Seniors Tell Their Stories
One senior at the Charleston hearing, Peggy Beavers, complained that Coventry is “known throughout the country to cut costs any way they can”, and said she did not understand why she would be forced out of Medicare into a replacement product offered by “a company that’s all about making a profit for itself.”
“Specifically,” Filllman testified, “AFSCME is concerned about the following complaints we have received from West Virginia and other states regarding PFFS plans. These concerns are typical of the problems inherent to MA private-fee-for service plans.
- Even though these plans are marketed as nationwide and have no networks – this is false. They limit access to care and choice because significant numbers of doctors and hospitals have refused to accept the card, especially out-of-state. For example, many West Virginia retirees who moved out of state could get no doctor to accept the private MA plan.
- MA private fee-for-service plans may offer additional benefits, such as gym memberships (the only major additional benefit in West Virginia), or hearing aids and eyeglass coverage, but they modify their benefits to cut corners in more important areas, such as limiting hospital days or charging higher co-pays for nursing homes than Medicare. Indeed, officials in West Virginia actually told a state legislative committee in November that “we know that … retirees who use more medical care will be worse off under this plan”.
- PFFS plans more frequently deny claims in order to hold down costs.
- The appeals processes are more difficult under the private plans. Retirees are no longer enrolled in traditional Medicare and must go through the company rather than Medicare’s transparent appeals process. Further, beneficiaries are often bounced between CMS and the insurance company seeking redress.
- The subsidy to the private plans causes government employers, many of whom have secure, self-insured medical plans, to switch control of their medical decisions to these private companies, break up their efficient risk pools, and allow private companies to profit off our retirees.
- The plans are not stable. They can and do pull out of markets, disrupting health care services and causing much anxiety among beneficiaries.
“There is a lack of quality and accountability. These private replacements for Medicare are exempt from basic quality reporting requirements.
“In addition, “ Fillman concluded, “we are concerned that Medicare Advantage plans are a drain on our state and its retirees. The more than one million Pennsylvania seniors who are enrolled in traditional Medicare are paying about $25 million in extra premiums to subsidize the 32 percent of beneficiaries who are enrolled in Medicare Advantage plans. The State is also paying for these subsidies. The Medicaid program in Pennsylvania pays Part B premiums for low-income beneficiaries and this cost was an extra $6.3 million in FY 2007.
“When Congress opened up Medicare to private plans, it was based on the claim that the health insurance industry would be more efficient, provide more care coordination, and do so at less cost to taxpayers.

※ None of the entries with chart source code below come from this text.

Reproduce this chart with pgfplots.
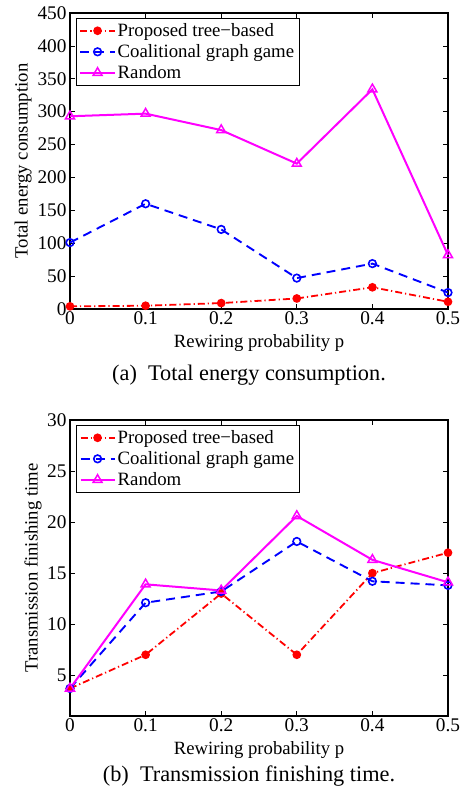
\documentclass[border=0pt]{standalone}
\usepackage{fontspec}
\setmainfont{Liberation Serif}
\usepackage{pgfplots}
\pgfplotsset{compat=1.18}
\definecolor{mred}{rgb}{1,0,0}
\definecolor{mblue}{rgb}{0,0,1}
\definecolor{mmag}{rgb}{1,0,1}
\pgfplotsset{
  myaxis/.style={
    scale only axis, width=378pt, height=296pt,
    xmin=0, xmax=0.5,
    xtick={0,0.1,0.2,0.3,0.4,0.5},
    xticklabels={0,0.1,0.2,0.3,0.4,0.5},
    tick align=inside, tick pos=both,
    major tick length=5pt,
    axis line style={line width=1.3pt},
    every tick/.style={line width=0.7pt, black},
    /pgf/number format/assume math mode=true,
    tick label style={font=\fontsize{19.3}{21}\selectfont},
    xticklabel style={yshift=1pt},
    xlabel={Rewiring probability p},
    every axis x label/.style={at={(axis description cs:0.5,0)}, anchor=center, yshift=-34pt, font=\fontsize{18.7}{20}\selectfont},
    legend style={font=\fontsize{18.8}{21.5}\selectfont, at={(0,1)}, anchor=north west,
      xshift=6pt, yshift=-5pt, draw=black, line width=1pt, inner sep=3pt,
      row sep=2.5pt, cells={anchor=west}},
    legend image code/.code={
      \draw[mark repeat=2,mark phase=2,#1] plot coordinates {(0cm,0cm) (0.6cm,0cm) (1.2cm,0cm)};},
    clip=false,
  },
  s1/.style={mred, line width=1.8pt, dash pattern=on 7pt off 3pt on 1.2pt off 3pt, mark=*, mark size=3.4pt, mark options={solid, fill=mred}},
  s2/.style={mblue, line width=1.9pt, dash pattern=on 9pt off 6pt, mark=o, mark size=3.8pt, mark options={solid, line width=1.6pt}},
  s3/.style={mmag, line width=2pt, mark=triangle, mark size=5.2pt, mark options={solid, line width=1.5pt}},
}
\begin{document}
\begin{tikzpicture}
\useasboundingbox (0,0) rectangle (464pt,-798pt);
\begin{axis}[myaxis, at={(70pt,-309pt)}, anchor=south west,
  ymin=0, ymax=450, ytick={0,50,...,450},
  ylabel={Total energy consumption},
  every axis y label/.style={at={(axis description cs:-0.124,0.5)}, rotate=90, anchor=center, font=\fontsize{18.7}{20}\selectfont},
]
\addplot[s1] coordinates {(0,4) (0.1,5) (0.2,9) (0.3,16) (0.4,33) (0.5,11)};
\addlegendentry{Proposed tree\textminus based}
\addplot[s2] coordinates {(0,101) (0.1,160) (0.2,121) (0.3,47) (0.4,69) (0.5,25)};
\addlegendentry{Coalitional graph game}
\addplot[s3] coordinates {(0,293) (0.1,297) (0.2,272) (0.3,221) (0.4,334) (0.5,82)};
\addlegendentry{Random}
\end{axis}
\node[font=\fontsize{22.3}{24}\selectfont] at (249pt,-375pt) {(a)\ \ Total energy consumption.};
\begin{axis}[myaxis, at={(70pt,-716pt)}, anchor=south west,
  ymin=1, ymax=30, ytick={5,10,...,30},
  ylabel={Transmission finishing time},
  every axis y label/.style={at={(axis description cs:-0.098,0.5)}, rotate=90, anchor=center, font=\fontsize{18.7}{20}\selectfont},
]
\addplot[s1] coordinates {(0,3.7) (0.1,7) (0.2,13) (0.3,7) (0.4,15) (0.5,17)};
\addlegendentry{Proposed tree\textminus based}
\addplot[s2] coordinates {(0,3.7) (0.1,12.1) (0.2,13.2) (0.3,18.1) (0.4,14.2) (0.5,13.8)};
\addlegendentry{Coalitional graph game}
\addplot[s3] coordinates {(0,3.7) (0.1,13.9) (0.2,13.3) (0.3,20.6) (0.4,16.3) (0.5,14.1)};
\addlegendentry{Random}
\end{axis}
\node[font=\fontsize{22.3}{24}\selectfont] at (249pt,-776pt) {(b)\ \ Transmission finishing time.};
\end{tikzpicture}
\end{document}
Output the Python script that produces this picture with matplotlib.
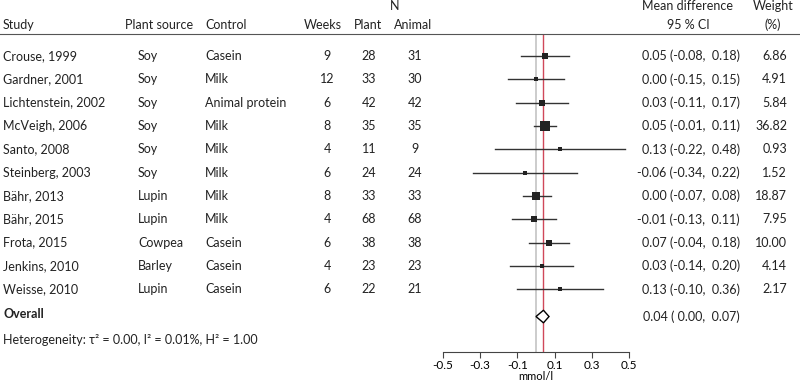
import numpy as np
import matplotlib
matplotlib.use("Agg")
import matplotlib.pyplot as plt
from matplotlib.transforms import blended_transform_factory
from matplotlib.patches import Polygon

plt.rcParams['font.family'] = ['Lato', 'DejaVu Sans']
plt.rcParams['font.size'] = 9

# study data
studies = ["Crouse, 1999", "Gardner, 2001", "Lichtenstein, 2002", "McVeigh, 2006",
           "Santo, 2008", "Steinberg, 2003", "Bähr, 2013", "Bähr, 2015",
           "Frota, 2015", "Jenkins, 2010", "Weisse, 2010"]
sources = ["Soy", "Soy", "Soy", "Soy", "Soy", "Soy", "Lupin", "Lupin",
           "Cowpea", "Barley", "Lupin"]
controls = ["Casein", "Milk", "Animal protein", "Milk", "Milk", "Milk", "Milk",
            "Milk", "Casein", "Casein", "Casein"]
weeks = [9, 12, 6, 8, 4, 6, 8, 4, 6, 4, 6]
n_plant = [28, 33, 42, 35, 11, 24, 33, 68, 38, 23, 22]
n_animal = [31, 30, 42, 35, 9, 24, 33, 68, 38, 23, 21]
md = [0.05, 0.00, 0.03, 0.05, 0.13, -0.06, 0.00, -0.01, 0.07, 0.03, 0.13]
ci_lo = [-0.08, -0.15, -0.11, -0.01, -0.22, -0.34, -0.07, -0.13, -0.04, -0.14, -0.10]
ci_hi = [0.18, 0.15, 0.17, 0.11, 0.48, 0.22, 0.08, 0.11, 0.18, 0.20, 0.36]
weight = [6.86, 4.91, 5.84, 36.82, 0.93, 1.52, 18.87, 7.95, 10.00, 4.14, 2.17]
overall_md, overall_lo, overall_hi = 0.04, 0.00, 0.07
xticks = [-0.5, -0.3, -0.1, 0.1, 0.3, 0.5]

W, H = 800, 388
fig = plt.figure(figsize=(W / 100, H / 100), dpi=100)

# forest axes: x=-0.5 at px 443, x=0.5 at px 629; bottom at px 352, top at px 34
ax = fig.add_axes([443 / W, (H - 352) / H, 186 / W, (352 - 34) / H])
ax.set_xlim(-0.5, 0.5)
ax.set_ylim(12.69, -0.943)   # row index units, row i at px 56 + 23.33*i
for s in ["top", "right", "left"]:
    ax.spines[s].set_visible(False)
ax.spines["bottom"].set_color("#444444")
ax.spines["bottom"].set_linewidth(0.8)
ax.set_yticks([])
ax.set_xticks(xticks)
ax.set_xticklabels([f"{t:.1f}" for t in xticks], fontsize=8.5)
ax.tick_params(axis="x", length=4, width=0.8, color="#444444", pad=2)
ax.set_xlabel("mmol/l", fontsize=8, labelpad=0)

ax.axvline(0, color="#c4c4c4", lw=1.2, zorder=1)
ax.axvline(overall_md, color="#d0485a", lw=1.0, zorder=1)

rows = np.arange(len(studies))
for i in rows:
    ax.plot([ci_lo[i], ci_hi[i]], [i, i], color="#333333", lw=1.0, zorder=2, clip_on=False)
    side_px = 1.7 + 1.37 * np.sqrt(weight[i])
    ax.plot(md[i], i, marker="s", color="#222222", markersize=side_px * 0.72,
            markeredgewidth=0, zorder=3, clip_on=False)

y_overall = 11.17
dh = 0.27
diamond = Polygon([(overall_lo, y_overall), (overall_md, y_overall - dh),
                   (overall_hi, y_overall), (overall_md, y_overall + dh)],
                  closed=True, facecolor="white", edgecolor="black", lw=1.0, zorder=4)
ax.add_patch(diamond)

# table text
tr = blended_transform_factory(fig.transFigure, ax.transData)
def px(x):
    return x / W

y_head, y_n = -1.33, -2.14
tc = "#222222"
ax.text(px(3), y_head, "Study", transform=tr, va="center", ha="left", color=tc)
ax.text(px(125), y_head, "Plant source", transform=tr, va="center", ha="left", color=tc)
ax.text(px(205), y_head, "Control", transform=tr, va="center", ha="left", color=tc)
ax.text(px(323), y_head, "Weeks", transform=tr, va="center", ha="center", color=tc)
ax.text(px(368), y_head, "Plant", transform=tr, va="center", ha="center", color=tc)
ax.text(px(413), y_head, "Animal", transform=tr, va="center", ha="center", color=tc)
ax.text(px(395), y_n, "N", transform=tr, va="center", ha="center", color=tc)
ax.text(px(688), y_n, "Mean difference", transform=tr, va="center", ha="center", color=tc)
ax.text(px(688), y_head, "95 % CI", transform=tr, va="center", ha="center", color=tc)
ax.text(px(773), y_n, "Weight", transform=tr, va="center", ha="center", color=tc)
ax.text(px(773), y_head, "(%)", transform=tr, va="center", ha="center", color=tc)

ax.plot([0, 1], [-0.943, -0.943], transform=tr, color="#555555", lw=0.8, clip_on=False)

for i in rows:
    ax.text(px(3), i, studies[i], transform=tr, va="center", ha="left", color=tc)
    ax.text(px(138), i, sources[i], transform=tr, va="center", ha="left", color=tc)
    ax.text(px(205), i, controls[i], transform=tr, va="center", ha="left", color=tc)
    ax.text(px(327), i, str(weeks[i]), transform=tr, va="center", ha="center", color=tc)
    ax.text(px(369), i, str(n_plant[i]), transform=tr, va="center", ha="center", color=tc)
    ax.text(px(415), i, str(n_animal[i]), transform=tr, va="center", ha="center", color=tc)
    ax.text(px(740), i, f"{md[i]:.2f} ({ci_lo[i]:5.2f}, {ci_hi[i]:5.2f})",
            transform=tr, va="center", ha="right", color=tc)
    ax.text(px(787), i, f"{weight[i]:.2f}", transform=tr, va="center", ha="right", color=tc)

ax.text(px(3), y_overall - 0.1, "Overall", transform=tr, va="center", ha="left",
        fontweight="bold", color=tc)
ax.text(px(740), y_overall, f"{overall_md:.2f} ({overall_lo:5.2f}, {overall_hi:5.2f})",
        transform=tr, va="center", ha="right", color=tc)
ax.text(px(3), 12.17, "Heterogeneity: τ² = 0.00, I² = 0.01%, H² = 1.00",
        transform=tr, va="center", ha="left", color=tc)

fig.savefig("out.png", dpi=100)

PFFS plans do none of the above, and enrollees who are forced into them are no longer enrolled in Medicare.
“Again, the root of these problems is the excessive financial incentives to develop and market these products which are designed to replace the tried and true Medicare program. These problems, the trend towards private plans, and the devastating privatization of our traditional Medicare program must be addressed. We concur with the recommendations made by the Medicare Payment Advisory Commission (MedPAC ) that MA private plans should compete with traditional Medicare on a level payment playing field.”